My roster listed 25 apartments. Within minutes, I checked off five. Some were vaccinated, some had appointments, and some didn’t respond to my knocks. As I approached the sixth unit, the door next to it opened. An elderly gentleman peeked out and said, “I'll wait for you.” Thanking him for his patience, I finished the task at hand.
Afterwards, when I knocked on his door, he was ready — health card, prescriptions, and a pouch brimming with pill bottles in hand.
“I've been waiting for someone to help register me,” he said with a smile. It disappeared the moment I said he wasn't on my roster.
“He should be on your list,” said the superintendent, who was working in the hallway.
I explained the rosters were divided by language; this resident was probably on another list. Nonetheless, I tried calling the co-ordinator. When I couldn’t get through, the super volunteered to get her. Asking the resident to wait again, I went down my list, knocking on other doors. Shortly, the super returned — alone.
“That's OK. I'll add him to my roster,” I said.

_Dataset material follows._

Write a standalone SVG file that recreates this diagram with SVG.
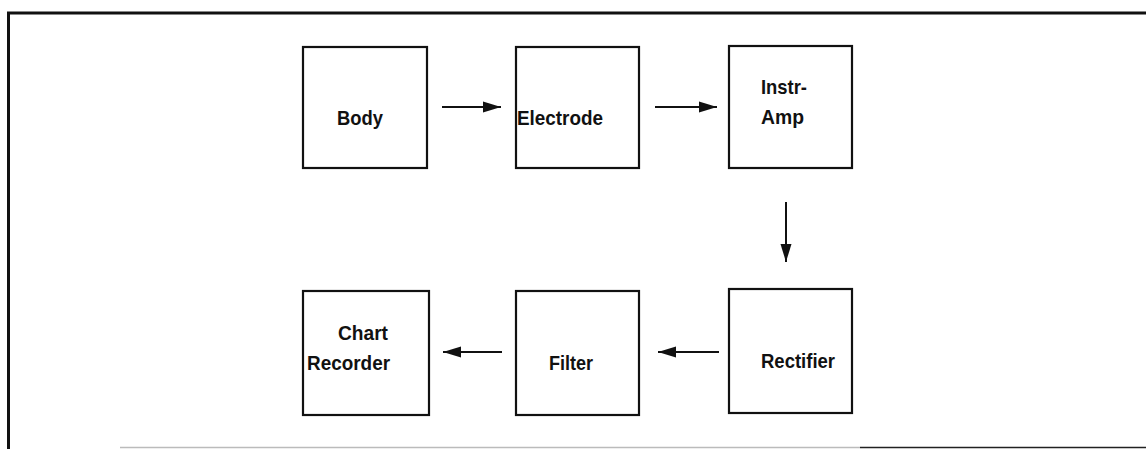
<svg xmlns="http://www.w3.org/2000/svg" width="1146" height="449" viewBox="0 0 1146 449">
  <style>
    .box { fill: #fff; stroke: #111; stroke-width: 2.2; }
    .lbl { font-family: "Liberation Sans", Arial, sans-serif; font-size: 21px; font-weight: bold; fill: #111; }
    .wire { stroke: #111; stroke-width: 2; fill: none; marker-end: url(#head); }
    .frame { stroke: #111; fill: none; }
  </style>
  <defs>
    <marker id="head" viewBox="0 0 18 12" refX="18" refY="6" markerWidth="18" markerHeight="12" markerUnits="userSpaceOnUse" orient="auto">
      <path d="M0,0.5 L18,6 L0,11.5 Z" fill="#111"/>
    </marker>
  </defs>

  <rect width="1146" height="449" fill="#fff"/>

  <!-- outer frame -->
  <g id="frame">
    <path class="frame" d="M1146,13 L8.5,13 L8.5,449" stroke-width="3"/>
    <line x1="120" y1="447.5" x2="860" y2="447.5" stroke="#bbb" stroke-width="1.5"/>
    <line x1="860" y1="447.5" x2="1146" y2="447.5" stroke="#222" stroke-width="1.5"/>
  </g>

  <!-- top row -->
  <g id="body">
    <rect class="box" x="303" y="47" width="124" height="121"/>
    <text class="lbl" x="337" y="125" textLength="46" lengthAdjust="spacingAndGlyphs">Body</text>
  </g>
  <g id="electrode">
    <rect class="box" x="516" y="47" width="123" height="121"/>
    <text class="lbl" x="517" y="125" textLength="86" lengthAdjust="spacingAndGlyphs">Electrode</text>
  </g>
  <g id="instr-amp">
    <rect class="box" x="729" y="46" width="123" height="122"/>
    <text class="lbl" x="761" y="94" textLength="46" lengthAdjust="spacingAndGlyphs">Instr-</text>
    <text class="lbl" x="761" y="124" textLength="43" lengthAdjust="spacingAndGlyphs">Amp</text>
  </g>

  <!-- bottom row -->
  <g id="chart-recorder">
    <rect class="box" x="303" y="291" width="126" height="124"/>
    <text class="lbl" x="338" y="340" textLength="50" lengthAdjust="spacingAndGlyphs">Chart</text>
    <text class="lbl" x="307" y="370" textLength="83" lengthAdjust="spacingAndGlyphs">Recorder</text>
  </g>
  <g id="filter">
    <rect class="box" x="516" y="291" width="123" height="124"/>
    <text class="lbl" x="549" y="370" textLength="44" lengthAdjust="spacingAndGlyphs">Filter</text>
  </g>
  <g id="rectifier">
    <rect class="box" x="729" y="289" width="123" height="124"/>
    <text class="lbl" x="761" y="368" textLength="74" lengthAdjust="spacingAndGlyphs">Rectifier</text>
  </g>

  <!-- signal flow -->
  <g id="connectors">
    <line class="wire" x1="442" y1="107" x2="501" y2="107"/>
    <line class="wire" x1="655" y1="107" x2="717" y2="107"/>
    <line class="wire" x1="786" y1="202" x2="786" y2="262"/>
    <line class="wire" x1="719" y1="352" x2="658" y2="352"/>
    <line class="wire" x1="502" y1="352" x2="443" y2="352"/>
  </g>
</svg>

It took 30 minutes to register the resident — from explaining mobile clinic logistics, to ensuring he understood he needed to sit while being injected, to completing his consent form. As I filled out the paperwork, I learned that he lived alone and had struggled to secure a vaccination appointment. He told me about his relief when he saw the notice board advertising door-to-door registrations. With his limited English and multiple health issues, he struggled with forms and applications, he explained.
The whole time I was terrified. What if I accidentally “contaminated” him? His various conditions required me to stand in his doorway and holler through my multi-layered mask. But finally he was on my list as a handwritten line item. As I left, I saw the co-ordinator coming down the hall. He was on her roster.
“How was your first shift?” the co-ordinator later asked me during the debrief.
“Fulfilling,” I said, “and feeling a tad philosophical about aging, singlehood, etc.”
On the streetcar back, I had a good cry. When I got home, I looked at the fellowship application, two-thirds completed. It could wait. I crawled into bed and took a nap.